With collections, it’s always tempting to note the bookends. In this case they are Malachy McCourt’s “Death Is Not Fatal” and Linda Ruth Tosetti’s “Babe Ruth: The Name is Magic.” Malachy advises not feeling guilt about unresolved issues, and though he also says it’s okay to resent the deceased, he thinks Oscar Wilde probably got it right—“Forgive your enemies. It annoys them.” Harry Chapin’s daughter urges following creative pursuits, writing a song or doing “some other satisfying endeavor. It’s good for the soul.” In other words, mourn, then don’t mourn. Live. In the last essay, Tosetti’s (she was the “Babe’s babe,” Babe Ruth’s daughter, though he did not marry her mother), she points out that 2014 marks the 100th anniversary of the Babe entering major league baseball, but what she really wants to celebrate is not so much his achievement on the diamond but his humanitarian work, especially on behalf of minorities. In other words, seek out something new and positive about those who have gone.

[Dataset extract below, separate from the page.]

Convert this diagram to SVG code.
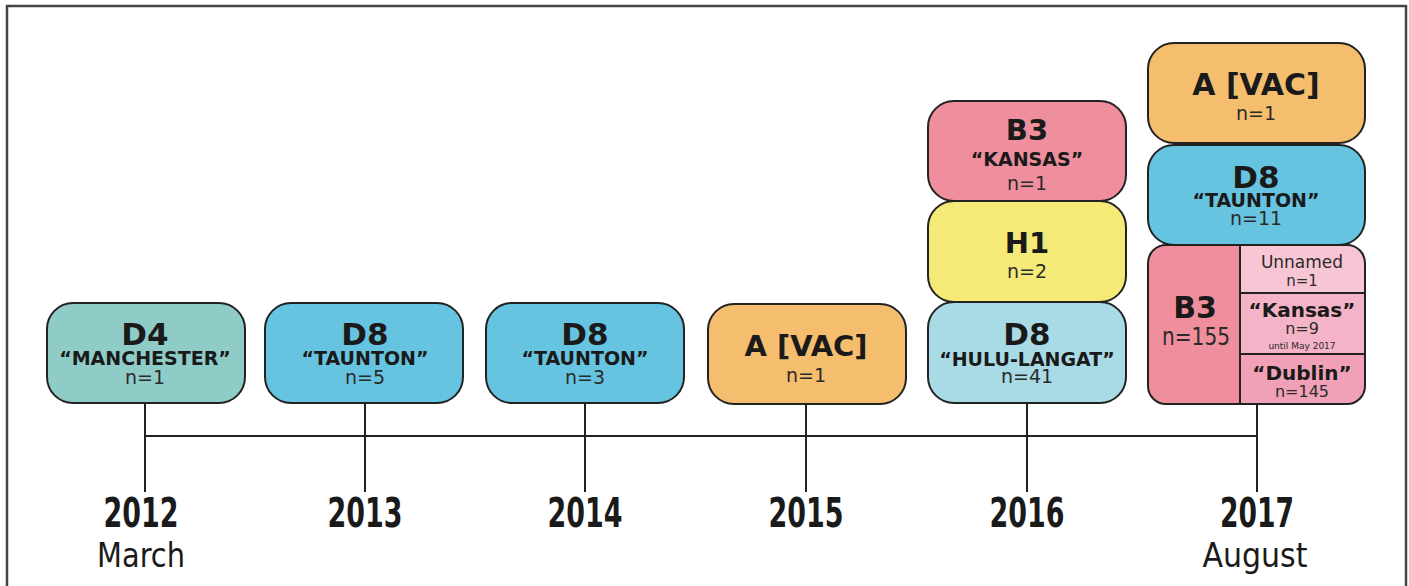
<svg xmlns="http://www.w3.org/2000/svg" width="1409" height="586" viewBox="0 0 1409 586">
<style>
.box{stroke:#222;stroke-width:2}
.h{font-family:"DejaVu Sans",Verdana,sans-serif;font-weight:bold;fill:#1a1a1a;text-anchor:middle}
.nm{font-family:"DejaVu Sans",Verdana,sans-serif;font-weight:bold;fill:#1a1a1a;text-anchor:middle;font-size:19px}
.n{font-family:"DejaVu Sans",Verdana,sans-serif;fill:#2a2a2a;text-anchor:middle}
.yr{font-family:"DejaVu Sans Condensed","DejaVu Sans",sans-serif;font-weight:bold;fill:#1a1a1a;text-anchor:middle;font-size:40px}
.mo{font-family:"DejaVu Sans Condensed","DejaVu Sans",sans-serif;fill:#1a1a1a;text-anchor:middle;font-size:33px}
.ln{stroke:#222;stroke-width:2;fill:none}
</style>
<defs>
<clipPath id="cb3"><rect x="1148" y="245" width="217" height="159" rx="18"/></clipPath>
</defs>
<rect x="0" y="0" width="1409" height="586" fill="#fff"/>
<path d="M7,586 V6 H1406 V586" fill="none" stroke="#444" stroke-width="2.5"/>

<g id="connectors">
<line class="ln" x1="145" y1="436" x2="1257" y2="436"/>
<line class="ln" x1="145" y1="403" x2="145" y2="492"/>
<line class="ln" x1="365" y1="403" x2="365" y2="492"/>
<line class="ln" x1="585" y1="403" x2="585" y2="492"/>
<line class="ln" x1="806" y1="404" x2="806" y2="492"/>
<line class="ln" x1="1027" y1="403" x2="1027" y2="492"/>
<line class="ln" x1="1257" y1="404" x2="1257" y2="492"/>
</g>

<g id="year-2012">
<text class="yr" x="141" y="527" textLength="75" lengthAdjust="spacingAndGlyphs">2012</text>
<text class="mo" x="141" y="567" textLength="88" lengthAdjust="spacingAndGlyphs">March</text>
</g>
<g id="year-2013"><text class="yr" x="365" y="527" textLength="75" lengthAdjust="spacingAndGlyphs">2013</text></g>
<g id="year-2014"><text class="yr" x="585" y="527" textLength="75" lengthAdjust="spacingAndGlyphs">2014</text></g>
<g id="year-2015"><text class="yr" x="806" y="527" textLength="75" lengthAdjust="spacingAndGlyphs">2015</text></g>
<g id="year-2016"><text class="yr" x="1027" y="527" textLength="75" lengthAdjust="spacingAndGlyphs">2016</text></g>
<g id="year-2017">
<text class="yr" x="1257" y="527" textLength="74" lengthAdjust="spacingAndGlyphs">2017</text>
<text class="mo" x="1255" y="567" textLength="105" lengthAdjust="spacingAndGlyphs">August</text>
</g>

<g id="d4-2012">
<rect class="box" x="47" y="303" width="198" height="100" rx="26" fill="#8FCCC7"/>
<text class="h" x="145" y="345" font-size="31">D4</text>
<text class="nm" x="145" y="365">“MANCHESTER”</text>
<text class="n" x="145" y="384" font-size="19">n=1</text>
</g>

<g id="d8-2013">
<rect class="box" x="265" y="303" width="198" height="100" rx="26" fill="#66C4E0"/>
<text class="h" x="365" y="345" font-size="31">D8</text>
<text class="nm" x="365" y="365">“TAUNTON”</text>
<text class="n" x="365" y="384" font-size="19">n=5</text>
</g>

<g id="d8-2014">
<rect class="box" x="486" y="303" width="198" height="100" rx="26" fill="#66C4E0"/>
<text class="h" x="585" y="345" font-size="31">D8</text>
<text class="nm" x="585" y="365">“TAUNTON”</text>
<text class="n" x="585" y="384" font-size="19">n=3</text>
</g>

<g id="a-2015">
<rect class="box" x="708" y="304" width="198" height="100" rx="26" fill="#F5BE6E"/>
<text class="h" x="806" y="356" font-size="29">A [VAC]</text>
<text class="n" x="806" y="382" font-size="19">n=1</text>
</g>

<g id="b3-2016">
<rect class="box" x="928" y="101" width="198" height="100" rx="26" fill="#EF8E9C"/>
<text class="h" x="1027" y="140" font-size="29">B3</text>
<text class="nm" x="1027" y="166">“KANSAS”</text>
<text class="n" x="1027" y="190" font-size="19">n=1</text>
</g>

<g id="h1-2016">
<rect class="box" x="928" y="201" width="198" height="101" rx="26" fill="#F5EA78"/>
<text class="h" x="1027" y="253" font-size="29">H1</text>
<text class="n" x="1027" y="278" font-size="19">n=2</text>
</g>

<g id="d8-2016">
<rect class="box" x="928" y="302" width="198" height="101" rx="26" fill="#A8DBE6"/>
<text class="h" x="1027" y="345" font-size="31">D8</text>
<text class="nm" x="1027" y="366">“HULU-LANGAT”</text>
<text class="n" x="1027" y="383" font-size="19">n=41</text>
</g>

<g id="a-2017">
<rect class="box" x="1148" y="43" width="217" height="100" rx="26" fill="#F5BE6E"/>
<text class="h" x="1256" y="95" font-size="30">A [VAC]</text>
<text class="n" x="1256" y="120" font-size="19">n=1</text>
</g>

<g id="d8-2017">
<rect class="box" x="1148" y="145" width="217" height="100" rx="26" fill="#66C4E0"/>
<text class="h" x="1256" y="188" font-size="31">D8</text>
<text class="nm" x="1256" y="207">“TAUNTON”</text>
<text class="n" x="1256" y="225" font-size="19">n=11</text>
</g>

<g id="b3-2017">
<g clip-path="url(#cb3)">
<rect x="1148" y="245" width="92" height="159" fill="#EF8E9C"/>
<rect x="1240" y="245" width="125" height="48" fill="#F7C5D3"/>
<rect x="1240" y="293" width="125" height="61" fill="#F4B3C6"/>
<rect x="1240" y="354" width="125" height="50" fill="#F0A1B8"/>
</g>
<line class="ln" x1="1240" y1="245" x2="1240" y2="404"/>
<line class="ln" x1="1240" y1="293" x2="1365" y2="293"/>
<line class="ln" x1="1240" y1="354" x2="1365" y2="354"/>
<rect class="box" x="1148" y="245" width="217" height="159" rx="18" fill="none"/>
<text class="h" x="1195" y="318" font-size="30">B3</text>
<text class="n" x="1196" y="345" font-size="24" textLength="68" lengthAdjust="spacingAndGlyphs">n=155</text>
<text class="n" x="1302" y="268" font-size="17">Unnamed</text>
<text class="n" x="1302" y="286" font-size="15">n=1</text>
<text class="h" x="1302" y="317" font-size="20">“Kansas”</text>
<text class="n" x="1302" y="334" font-size="16">n=9</text>
<text class="n" x="1302" y="349" font-size="9">until May 2017</text>
<text class="h" x="1302" y="380" font-size="20">“Dublin”</text>
<text class="n" x="1302" y="397" font-size="16">n=145</text>
</g>
</svg>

Some who suffered loss may have felt challenged to overcome more than others. After years of mourning the loss of his sister Betty at the age of 45, Nick Clooney (the father of George and brother to Rosemary) still feels pain (“Keeping Memories Fresh and Green”), but retains his sense of humor. Robert Meeropol, the son Julius and Ethel Rosenberg, who were executed on the charge of conspiracy to commit espionage, started a victims’ fund for children of “targeted prisoners.” What emerges from all the stories is that legacy is what we make of it, what we do, and that memorials are for us more than about the dead. As Dr. Yeou-Cheng M. Ma MD, the sister of famous cellist Yo Yo Ma, puts it in “The Language of Music,” her father once showed her a geranium plant and said, “It grows every day. If you do not grow and improve every day, you are less than a plant.”